The study, Women in contact with the Perth gay and lesbian community, conducted by the Western Australian Centre for Health Promotion Research (WACHPR) at Curtin University surveyed almost 900 women about their sexual history, alcohol and drug use, instances of discrimination and their health.
The study found 27 per cent of respondents had never had a pap smear while a further 8 per cent had only had a test over three years ago.
Lead researcher, Jude Comfort, said the study’s findings were worrying.
“This is an important screening tool for cervical cancer,” Comfort said. “The numbers suggest a poor understanding that lesbians need pap smears.”
According to the survey, while levels of lesbian and bisexual women who drank alcohol were similar to that found in the general community, almost half of respondents drank more than National Health Medical Research Council guidelines recommended to reduce the lifetime risk of alcohol related disease or injury. Nearly a third drank at levels that would be classified as ‘binge drinking’.
In the preceding six months, 49 per cent of respondents had also used an illicit drug including cannabis (36 per cent), ecstasy (18 per cent), and speed (16 per cent).

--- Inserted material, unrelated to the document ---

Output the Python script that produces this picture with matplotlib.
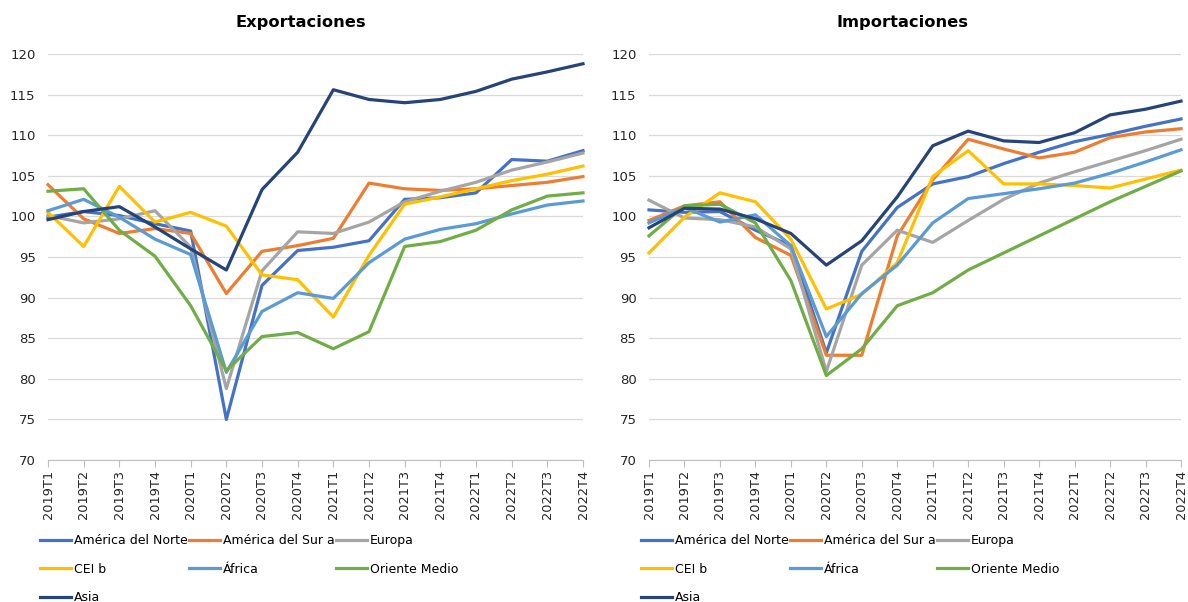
import matplotlib.pyplot as plt
from matplotlib.lines import Line2D

# Trimestres 2019T1 .. 2022T4
quarters = [f"{y}T{q}" for y in range(2019, 2023) for q in range(1, 5)]

regions = ["América del Norte", "América del Sur a", "Europa", "CEI b",
           "África", "Oriente Medio", "Asia"]
colors = ["#4472C4", "#ED7D31", "#A5A5A5", "#FFC000",
          "#5B9BD5", "#70AD47", "#264478"]

# Exportaciones
exp_norte = [99.9, 100.6, 100.1, 99.1, 98.2, 75.0, 91.5, 95.8, 96.2, 97.0, 102.1, 102.3, 102.9, 107.0, 106.8, 108.1]
exp_sur = [103.9, 99.7, 97.9, 98.5, 97.9, 90.5, 95.7, 96.4, 97.3, 104.1, 103.4, 103.2, 103.4, 103.8, 104.2, 104.9]
exp_europa = [100.1, 99.2, 99.7, 100.7, 96.2, 78.8, 93.3, 98.1, 97.9, 99.3, 101.8, 103.1, 104.2, 105.7, 106.7, 107.8]
exp_cei = [100.5, 96.3, 103.7, 99.3, 100.5, 98.8, 92.8, 92.2, 87.6, 95.2, 101.5, 102.4, 103.4, 104.4, 105.2, 106.2]
exp_africa = [100.7, 102.1, 99.9, 97.2, 95.3, 80.8, 88.3, 90.6, 89.9, 94.3, 97.2, 98.4, 99.1, 100.3, 101.4, 101.9]
exp_oriente = [103.1, 103.4, 98.3, 95.1, 89.0, 81.0, 85.2, 85.7, 83.7, 85.8, 96.3, 96.9, 98.3, 100.8, 102.5, 102.9]
exp_asia = [99.6, 100.6, 101.2, 98.7, 96.0, 93.4, 103.3, 107.9, 115.6, 114.4, 114.0, 114.4, 115.4, 116.9, 117.8, 118.8]

# Importaciones
imp_norte = [100.8, 100.5, 100.6, 98.3, 96.4, 83.2, 95.7, 101.1, 104.0, 104.9, 106.5, 107.9, 109.2, 110.1, 111.1, 112.0]
imp_sur = [99.5, 101.3, 101.8, 97.4, 95.2, 82.9, 82.9, 97.6, 104.5, 109.5, 108.3, 107.2, 107.9, 109.7, 110.4, 110.8]
imp_europa = [102.0, 99.8, 99.6, 98.7, 96.0, 80.9, 94.0, 98.3, 96.8, 99.5, 102.1, 104.1, 105.5, 106.8, 108.1, 109.5]
imp_cei = [95.5, 99.9, 102.9, 101.8, 97.2, 88.6, 90.4, 94.3, 104.9, 108.1, 104.0, 104.0, 103.8, 103.5, 104.6, 105.7]
imp_africa = [99.2, 101.1, 99.3, 100.2, 96.4, 85.2, 90.5, 94.0, 99.2, 102.2, 102.8, 103.4, 104.1, 105.3, 106.7, 108.2]
imp_oriente = [97.6, 101.3, 101.5, 99.2, 92.1, 80.4, 83.7, 89.0, 90.6, 93.4, 95.5, 97.6, 99.7, 101.8, 103.7, 105.6]
imp_asia = [98.6, 101.0, 100.9, 99.7, 97.9, 94.0, 97.0, 102.4, 108.7, 110.5, 109.3, 109.1, 110.3, 112.5, 113.2, 114.2]

exports = [exp_norte, exp_sur, exp_europa, exp_cei, exp_africa, exp_oriente, exp_asia]
imports = [imp_norte, imp_sur, imp_europa, imp_cei, imp_africa, imp_oriente, imp_asia]

plt.rcParams['font.family'] = ['DejaVu Sans']

fig = plt.figure(figsize=(11.88, 6.02), dpi=100)
W, H = 1188, 602


def draw_panel(left_px, width_px, series, title, title_x):
    ax = fig.add_axes([left_px / W, 1 - 460 / H, width_px / W, 406 / H])
    x = range(len(quarters))
    for vals, c in zip(series, colors):
        ax.plot(x, vals, color=c, lw=2.3, clip_on=False)
    ax.set_xlim(0, len(quarters) - 1)
    ax.set_ylim(70, 120)
    ax.set_yticks(range(70, 121, 5))
    ax.set_xticks(list(x))
    ax.set_xticklabels(quarters, rotation=90, fontsize=9.3, color="#262626")
    ax.tick_params(axis='y', length=0, pad=9, labelsize=9.5, labelcolor="#262626")
    ax.tick_params(axis='x', length=5, width=0.8, color="#BFBFBF", pad=2)
    ax.grid(axis='y', color="#D9D9D9", lw=0.9)
    ax.set_axisbelow(True)
    for s in ['left', 'right', 'top']:
        ax.spines[s].set_visible(False)
    ax.spines['bottom'].set_color("#BFBFBF")
    fig.text(title_x / W, 1 - 22 / H, title, ha='center', va='center',
             fontsize=11.7, fontweight='bold')

    # legend, filled row by row like Excel
    handles = [Line2D([], [], color=c, lw=2.3) for c in colors]
    order = [0, 3, 6, 1, 4, 2, 5]
    fig.legend([handles[i] for i in order], [regions[i] for i in order],
               loc='upper left', bbox_to_anchor=((left_px - 8) / W, 1 - 534 / H),
               ncol=3, frameon=False, fontsize=9, handlelength=2.5,
               handletextpad=0.2, columnspacing=0.12, labelspacing=1.25,
               borderpad=0, borderaxespad=0)
    return ax


draw_panel(48, 535, exports, "Exportaciones", 301)
draw_panel(649, 532, imports, "Importaciones", 902)

fig.savefig("out.png", dpi=100)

“To contextualise this, the authors note that LBQ women report illicit drugs use at a similar level to that of young heterosexual men,” the report states.
“Despite stark evidence that a lesbian, bisexual or queer identity appears predictive of drug use, harm reduction efforts have largely focused on gay men.”
Though the rate of smoking among women within the general population is 16 per cent, over a third of lesbian and bisexual women in the study reported smoking tobacco.
One possible explanation for the extremely high rates of drinking, smoking and drug use found within the survey sample could be that the average age of respondents was only 26.
The survey also shows 35 per cent of respondents had experienced some form of anti-gay discrimination in the preceding 12 months while more than 20 per cent had experienced domestic violence while in a relationship with a female partner.
Comfort said the study showed current health promotion, prevention and intervention programs specifically addressing lifestyle and health issues for lesbian and bisexual women were disappointing.
“We hope that this study will provide important guidance to future public health programs targeting the lesbian and bisexual women’s population.
They also provide direction for further research to better understand the preventative health needs of this group,” she said.